For the fifth year in a row, Scott & White was ranked among the top 100 hospitals by one of nation’s key health care rating groups.

Scott & White is one of only two major teaching hospitals in Texas as well as the only health care institution in Central Texas to make the prestigious Thomson Healthcare’s 100 Top Hospitals list for 2007, according to a press release.

This year’s winners include Beth Isreal (Boston), University of Michigan Hospitals and Health Centers (Ann Arbor), and Vanderbilt University Medical Center (Nashville) in the major teaching hospitals category.
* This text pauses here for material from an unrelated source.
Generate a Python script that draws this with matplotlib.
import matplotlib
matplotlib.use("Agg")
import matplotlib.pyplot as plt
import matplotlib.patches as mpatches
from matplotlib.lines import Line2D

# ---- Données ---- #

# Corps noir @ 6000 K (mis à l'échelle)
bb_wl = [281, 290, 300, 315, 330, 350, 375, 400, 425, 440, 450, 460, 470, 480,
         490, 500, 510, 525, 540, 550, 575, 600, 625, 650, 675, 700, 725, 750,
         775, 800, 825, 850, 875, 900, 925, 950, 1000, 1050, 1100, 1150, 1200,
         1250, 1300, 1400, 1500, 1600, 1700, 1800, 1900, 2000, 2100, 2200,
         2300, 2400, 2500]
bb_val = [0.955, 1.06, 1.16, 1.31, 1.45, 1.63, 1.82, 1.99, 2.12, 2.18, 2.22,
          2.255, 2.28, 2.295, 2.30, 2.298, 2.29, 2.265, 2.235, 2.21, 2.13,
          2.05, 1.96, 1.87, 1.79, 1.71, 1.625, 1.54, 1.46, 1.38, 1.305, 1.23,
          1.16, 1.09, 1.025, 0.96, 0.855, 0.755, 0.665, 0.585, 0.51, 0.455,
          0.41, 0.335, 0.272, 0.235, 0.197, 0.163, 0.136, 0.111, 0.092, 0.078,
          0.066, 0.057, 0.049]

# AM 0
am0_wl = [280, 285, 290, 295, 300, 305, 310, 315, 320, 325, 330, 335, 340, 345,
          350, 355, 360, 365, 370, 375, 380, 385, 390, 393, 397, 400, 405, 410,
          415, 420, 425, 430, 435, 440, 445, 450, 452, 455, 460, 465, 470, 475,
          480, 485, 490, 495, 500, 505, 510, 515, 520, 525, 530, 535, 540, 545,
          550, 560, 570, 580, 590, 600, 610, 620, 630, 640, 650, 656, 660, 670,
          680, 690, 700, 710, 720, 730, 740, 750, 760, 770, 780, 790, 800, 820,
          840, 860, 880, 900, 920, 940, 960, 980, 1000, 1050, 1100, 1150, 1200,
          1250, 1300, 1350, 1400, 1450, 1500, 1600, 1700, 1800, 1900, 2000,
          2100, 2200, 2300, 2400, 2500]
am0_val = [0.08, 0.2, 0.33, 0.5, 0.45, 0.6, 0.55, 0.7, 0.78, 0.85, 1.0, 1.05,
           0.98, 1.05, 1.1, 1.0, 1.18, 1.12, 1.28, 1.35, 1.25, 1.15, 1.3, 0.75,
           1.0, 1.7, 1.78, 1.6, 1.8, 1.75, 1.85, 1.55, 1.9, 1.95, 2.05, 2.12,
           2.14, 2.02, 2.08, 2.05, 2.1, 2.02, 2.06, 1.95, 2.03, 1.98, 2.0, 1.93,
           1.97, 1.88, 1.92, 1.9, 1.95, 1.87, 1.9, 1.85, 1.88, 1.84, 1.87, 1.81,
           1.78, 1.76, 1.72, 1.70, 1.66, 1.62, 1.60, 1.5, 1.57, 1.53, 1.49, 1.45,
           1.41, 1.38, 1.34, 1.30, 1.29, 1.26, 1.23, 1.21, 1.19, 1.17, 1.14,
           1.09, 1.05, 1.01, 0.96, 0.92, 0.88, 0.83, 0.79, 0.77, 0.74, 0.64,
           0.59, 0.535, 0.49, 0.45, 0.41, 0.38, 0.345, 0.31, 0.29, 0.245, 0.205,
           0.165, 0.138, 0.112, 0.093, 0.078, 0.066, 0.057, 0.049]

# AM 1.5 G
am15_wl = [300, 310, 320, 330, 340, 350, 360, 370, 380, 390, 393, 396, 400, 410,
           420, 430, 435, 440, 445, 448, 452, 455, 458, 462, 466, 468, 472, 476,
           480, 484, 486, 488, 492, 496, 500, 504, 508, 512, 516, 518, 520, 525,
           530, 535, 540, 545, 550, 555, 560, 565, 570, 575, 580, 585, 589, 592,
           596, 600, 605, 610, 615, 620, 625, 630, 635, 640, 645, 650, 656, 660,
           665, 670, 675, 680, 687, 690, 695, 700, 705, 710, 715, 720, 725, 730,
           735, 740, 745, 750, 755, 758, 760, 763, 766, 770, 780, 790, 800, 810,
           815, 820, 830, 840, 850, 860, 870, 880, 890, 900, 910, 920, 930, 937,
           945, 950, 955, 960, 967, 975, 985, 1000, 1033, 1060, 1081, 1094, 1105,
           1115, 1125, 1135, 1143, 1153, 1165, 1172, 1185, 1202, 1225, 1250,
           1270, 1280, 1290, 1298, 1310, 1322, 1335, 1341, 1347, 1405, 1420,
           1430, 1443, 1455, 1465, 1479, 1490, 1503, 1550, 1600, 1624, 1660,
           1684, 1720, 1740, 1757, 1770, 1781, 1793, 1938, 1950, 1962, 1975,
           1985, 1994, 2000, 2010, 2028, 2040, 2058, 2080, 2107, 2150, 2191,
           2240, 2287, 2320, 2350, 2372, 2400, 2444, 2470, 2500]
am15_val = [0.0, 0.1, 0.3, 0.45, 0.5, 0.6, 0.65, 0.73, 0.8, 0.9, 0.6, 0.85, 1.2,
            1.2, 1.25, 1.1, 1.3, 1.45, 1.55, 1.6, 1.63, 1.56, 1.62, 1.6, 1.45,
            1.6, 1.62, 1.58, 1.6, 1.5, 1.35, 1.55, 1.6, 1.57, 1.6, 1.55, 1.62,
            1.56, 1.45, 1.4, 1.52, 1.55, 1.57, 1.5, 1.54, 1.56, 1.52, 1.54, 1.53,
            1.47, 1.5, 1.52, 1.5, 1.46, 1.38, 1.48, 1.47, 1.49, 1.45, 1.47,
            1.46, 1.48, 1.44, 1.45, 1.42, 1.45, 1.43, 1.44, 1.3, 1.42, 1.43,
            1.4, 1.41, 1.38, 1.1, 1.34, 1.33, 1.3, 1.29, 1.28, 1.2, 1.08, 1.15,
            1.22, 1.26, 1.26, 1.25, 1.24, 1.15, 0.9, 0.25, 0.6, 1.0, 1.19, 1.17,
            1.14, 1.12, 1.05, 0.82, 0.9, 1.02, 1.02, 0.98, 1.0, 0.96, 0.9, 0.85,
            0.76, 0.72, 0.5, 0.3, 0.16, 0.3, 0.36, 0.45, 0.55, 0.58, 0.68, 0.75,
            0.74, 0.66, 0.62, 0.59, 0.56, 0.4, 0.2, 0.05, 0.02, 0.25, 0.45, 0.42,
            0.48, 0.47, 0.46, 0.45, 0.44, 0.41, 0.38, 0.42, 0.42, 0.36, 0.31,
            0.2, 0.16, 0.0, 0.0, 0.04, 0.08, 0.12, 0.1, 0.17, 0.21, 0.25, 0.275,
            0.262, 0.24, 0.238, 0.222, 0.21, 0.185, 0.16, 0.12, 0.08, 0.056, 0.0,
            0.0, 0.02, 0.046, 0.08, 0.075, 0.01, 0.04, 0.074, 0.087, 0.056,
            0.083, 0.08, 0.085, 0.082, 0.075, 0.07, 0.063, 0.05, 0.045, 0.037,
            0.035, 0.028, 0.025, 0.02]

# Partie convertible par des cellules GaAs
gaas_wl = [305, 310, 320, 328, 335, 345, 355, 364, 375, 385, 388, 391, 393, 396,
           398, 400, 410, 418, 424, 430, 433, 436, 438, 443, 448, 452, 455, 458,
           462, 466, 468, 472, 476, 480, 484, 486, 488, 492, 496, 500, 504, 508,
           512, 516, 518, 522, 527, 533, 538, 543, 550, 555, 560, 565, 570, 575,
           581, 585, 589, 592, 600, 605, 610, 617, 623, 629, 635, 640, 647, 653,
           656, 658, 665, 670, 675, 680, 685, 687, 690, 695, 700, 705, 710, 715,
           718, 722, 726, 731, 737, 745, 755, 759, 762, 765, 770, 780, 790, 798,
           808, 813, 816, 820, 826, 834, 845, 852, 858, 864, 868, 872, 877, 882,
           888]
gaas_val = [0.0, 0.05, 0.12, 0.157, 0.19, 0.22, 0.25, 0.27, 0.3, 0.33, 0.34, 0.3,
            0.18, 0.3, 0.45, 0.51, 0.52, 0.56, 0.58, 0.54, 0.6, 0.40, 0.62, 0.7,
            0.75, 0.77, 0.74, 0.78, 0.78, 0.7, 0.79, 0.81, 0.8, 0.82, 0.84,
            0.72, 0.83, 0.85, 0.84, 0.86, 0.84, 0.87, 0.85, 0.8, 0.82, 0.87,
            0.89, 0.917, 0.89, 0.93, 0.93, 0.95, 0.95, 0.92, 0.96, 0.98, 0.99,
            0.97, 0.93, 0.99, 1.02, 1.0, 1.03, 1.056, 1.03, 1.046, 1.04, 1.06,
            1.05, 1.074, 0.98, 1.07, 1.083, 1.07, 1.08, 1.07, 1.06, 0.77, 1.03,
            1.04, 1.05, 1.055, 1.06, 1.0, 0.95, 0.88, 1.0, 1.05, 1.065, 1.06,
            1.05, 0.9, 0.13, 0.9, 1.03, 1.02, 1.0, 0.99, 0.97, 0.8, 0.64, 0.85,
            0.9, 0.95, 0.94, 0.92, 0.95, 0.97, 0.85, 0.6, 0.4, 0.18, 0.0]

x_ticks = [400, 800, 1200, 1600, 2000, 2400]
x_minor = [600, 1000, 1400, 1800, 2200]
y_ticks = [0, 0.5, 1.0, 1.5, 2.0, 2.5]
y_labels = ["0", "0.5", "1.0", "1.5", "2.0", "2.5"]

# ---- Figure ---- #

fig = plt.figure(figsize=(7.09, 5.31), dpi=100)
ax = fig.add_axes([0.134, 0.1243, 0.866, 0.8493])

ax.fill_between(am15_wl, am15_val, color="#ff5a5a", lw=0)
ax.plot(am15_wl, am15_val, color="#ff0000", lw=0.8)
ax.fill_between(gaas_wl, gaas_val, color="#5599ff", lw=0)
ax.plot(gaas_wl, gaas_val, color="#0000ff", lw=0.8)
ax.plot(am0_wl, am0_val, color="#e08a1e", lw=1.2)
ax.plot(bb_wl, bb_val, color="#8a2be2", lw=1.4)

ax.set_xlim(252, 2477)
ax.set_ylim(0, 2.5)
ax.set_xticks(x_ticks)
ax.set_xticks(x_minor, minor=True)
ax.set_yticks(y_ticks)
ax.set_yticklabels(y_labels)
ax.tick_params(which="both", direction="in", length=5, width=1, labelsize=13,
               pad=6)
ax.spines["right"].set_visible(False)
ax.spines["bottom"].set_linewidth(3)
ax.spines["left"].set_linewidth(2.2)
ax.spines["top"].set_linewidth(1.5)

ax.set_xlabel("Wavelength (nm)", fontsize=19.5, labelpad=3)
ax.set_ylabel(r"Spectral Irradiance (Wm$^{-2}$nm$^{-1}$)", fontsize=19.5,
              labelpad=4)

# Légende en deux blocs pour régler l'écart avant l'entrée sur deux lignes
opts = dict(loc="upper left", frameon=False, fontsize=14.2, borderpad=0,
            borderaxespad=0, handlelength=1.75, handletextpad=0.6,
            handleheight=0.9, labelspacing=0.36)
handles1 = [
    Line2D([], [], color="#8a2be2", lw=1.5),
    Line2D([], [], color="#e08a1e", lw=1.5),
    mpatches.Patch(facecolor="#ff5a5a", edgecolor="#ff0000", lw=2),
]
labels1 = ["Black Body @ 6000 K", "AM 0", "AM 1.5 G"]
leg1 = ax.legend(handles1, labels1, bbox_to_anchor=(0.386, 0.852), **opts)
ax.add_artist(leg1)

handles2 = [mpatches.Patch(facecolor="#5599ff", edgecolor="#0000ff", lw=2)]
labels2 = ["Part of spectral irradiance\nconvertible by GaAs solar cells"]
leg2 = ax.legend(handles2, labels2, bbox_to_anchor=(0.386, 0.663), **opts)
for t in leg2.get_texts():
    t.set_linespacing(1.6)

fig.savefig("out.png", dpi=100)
“Once again, we are proud that we have been placed in the company of some of the country’s premier medical institutions,” said Dr. Alfred Knight, Scott & White president and CEO. “We work hard to maintain the kind of quality, safety and financial performance that will assure our patients access to the finest care available, whether they live in Central Texas or mid-America.”

According to the Thomson 100 Top Hospitals: National Benchmarks for Success study, Scott & White was chosen from more than 3,000 hospitals in the United States for its record on safety, quality and efficiency.
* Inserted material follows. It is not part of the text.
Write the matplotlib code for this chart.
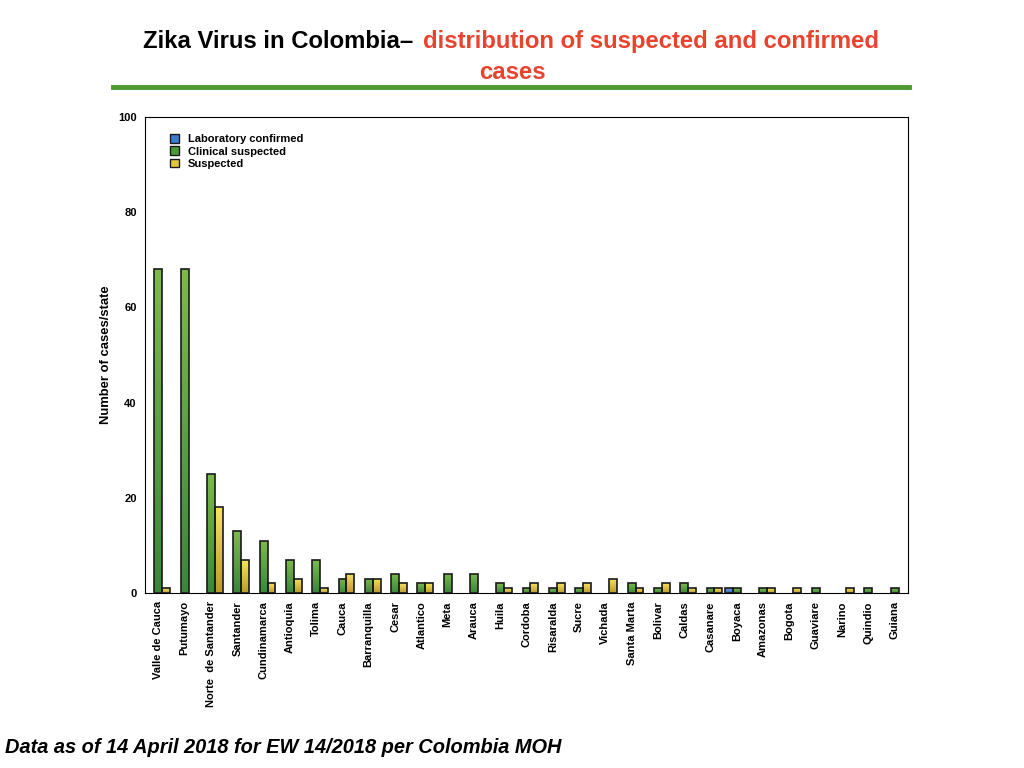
import numpy as np
import matplotlib
matplotlib.use('Agg')
import matplotlib.pyplot as plt
from matplotlib.patches import Patch
from matplotlib.colors import LinearSegmentedColormap

plt.rcParams['font.family'] = ['Liberation Sans', 'DejaVu Sans']

# %% data
states = ['Valle de Cauca', 'Putumayo', 'Norte  de Santander', 'Santander', 'Cundinamarca',
          'Antioquia', 'Tolima', 'Cauca', 'Barranquilla', 'Cesar', 'Atlantico', 'Meta',
          'Arauca', 'Huila', 'Cordoba', 'Risaralda', 'Sucre', 'Vichada', 'Santa Marta',
          'Bolivar', 'Caldas', 'Casanare', 'Boyaca', 'Amazonas', 'Bogota', 'Guaviare',
          'Narino', 'Quindio', 'Guiana']
lab_confirmed = [0, 0, 0, 0, 0, 0, 0, 0, 0, 0, 0, 0, 0, 0, 0, 0, 0, 0, 0,
                 0, 0, 0, 1, 0, 0, 0, 0, 0, 0]
clinical = [68, 68, 25, 13, 11, 7, 7, 3, 3, 4, 2, 4, 4, 2, 1, 1, 1, 0, 2,
            1, 2, 1, 1, 1, 0, 1, 0, 1, 1]
suspected = [1, 0, 18, 7, 2, 3, 1, 4, 3, 2, 2, 0, 0, 1, 2, 2, 2, 3, 1,
             2, 1, 1, 0, 1, 1, 0, 1, 0, 0]

# %%
fig = plt.figure(figsize=(10.24, 7.68), dpi=100)
ax = fig.add_axes([0.1416, 0.2279, 0.7451, 0.6198])

x = np.arange(len(states))
w = 0.3
series = [(lab_confirmed, -w, ['#6fa3e8', '#2f66c0'], '#3b7bd0', 'Laboratory confirmed'),
          (clinical, 0, ['#7cba4c', '#3a873a'], '#4c9a3a', 'Clinical suspected'),
          (suspected, w, ['#f8e45a', '#bb9a30'], '#e2c540', 'Suspected')]

grad = np.linspace(0, 1, 64).reshape(-1, 1)
handles = []
for vals, off, cols, solid, lab in series:
    cmap = LinearSegmentedColormap.from_list(lab, cols)
    bars = ax.bar(x + off, vals, w, color='none', edgecolor='#1a1a1a', linewidth=1.2, zorder=3)
    for b, v in zip(bars, vals):
        if v == 0:
            b.set_visible(False)
            continue
        x0, y0 = b.get_x(), b.get_y()
        im = ax.imshow(grad, cmap=cmap, aspect='auto', origin='upper',
                       extent=[x0, x0 + b.get_width(), y0, y0 + b.get_height()], zorder=2)
        im.set_clip_path(b)
    handles.append(Patch(facecolor=solid, edgecolor='#1a1a1a', label=lab))

ax.set_xlim(-0.51, len(states) - 0.49)
ax.set_ylim(0, 100)
ax.set_yticks(range(0, 101, 20))
ax.set_xticks(x)
ax.set_xticklabels(states, rotation=90, fontsize=8, fontweight='bold')
for t in ax.get_yticklabels():
    t.set_fontweight('bold')
    t.set_fontsize(8)
ax.tick_params(length=0, pad=6)
ax.set_ylabel('Number of cases/state', fontsize=9.4, fontweight='bold', labelpad=4)

leg = ax.legend(handles=handles, loc='upper left', bbox_to_anchor=(0.02, 0.985), frameon=False,
                prop={'weight': 'bold', 'size': 8}, handlelength=0.8, handleheight=0.8,
                handletextpad=0.8, labelspacing=0.2)

# title
fig.text(0.14, 0.946, 'Zika Virus in Colombia\u2013', fontsize=17.2, fontweight='bold',
         color='black', ha='left', va='center')
fig.text(0.413, 0.946, 'distribution of suspected and confirmed', fontsize=17.2,
         fontweight='bold', color='#e8432e', ha='left', va='center')
fig.text(0.5, 0.905, 'cases', fontsize=17.2, fontweight='bold', color='#e8432e',
         ha='center', va='center')
fig.add_artist(plt.Line2D([0.11, 0.888], [0.887, 0.887], color='#4a9a30', linewidth=3.5))

fig.text(0.005, 0.027, 'Data as of 14 April 2018 for EW 14/2018 per Colombia MOH',
         fontsize=14.4, fontweight='bold', fontstyle='italic', ha='left', va='center')

fig.savefig('out.png', dpi=100)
“Central Texas can be enormously proud to have a 100 Top Hospital because these hospitals are - above all - very well run organizations,” said Jean Chenoweth, senior vice president, performance improvement and 100 top programs at Thomson Healthcare.

The Thomson researchers evaluated hospitals based on many measures including:

l Mortality figures, adjusted for risk, which were six percent lower among the winning hospitals.

l Number of complications, again adjusted for the risk inherent in the procedure or patient condition, and which were 2.7 percent lower than other healthcare institutions.

l The effectiveness of so-called evidence based processes, which are procedures, resources and information that help health professionals apply evidence from research to care for individual patients.

l The average length of stay which, at 4.93 days, is 10 percent lower than the national average.

l Medical costs, found to be 13.2 percent below most other hospitals.

Thomson also measured the quality of overall patient care, and not solely physician performance.

“For the patient, this means the hospital is significantly more likely to provide dependable, quality care because doing the right thing at the right time matters to everyone in the hospital - not just doctors,” Ms. Chenoweth said.

According to Thomson, if all hospitals operated like Scott & White and the other top-tier institutions, among Medicare patients alone more than 123,000 additional lives would be saved; close to 139,000 other patients would avoid complications; total medical costs would be $6.2 billion less; and the average patient stay would be cut by more than half a day.

Only six other Texas hospitals were named in the Thomson list, and Scott & White was the only Texas-based health care institution named for the fifth time in a row in a decade.

“This achievement makes it clear that Scott & White is the hub of great medicine, top-notch patient care, and innovative research,” Knight said.

The 2007 winners in the Thomson study were announced in the March 17 issue of Modern Healthcare magazine.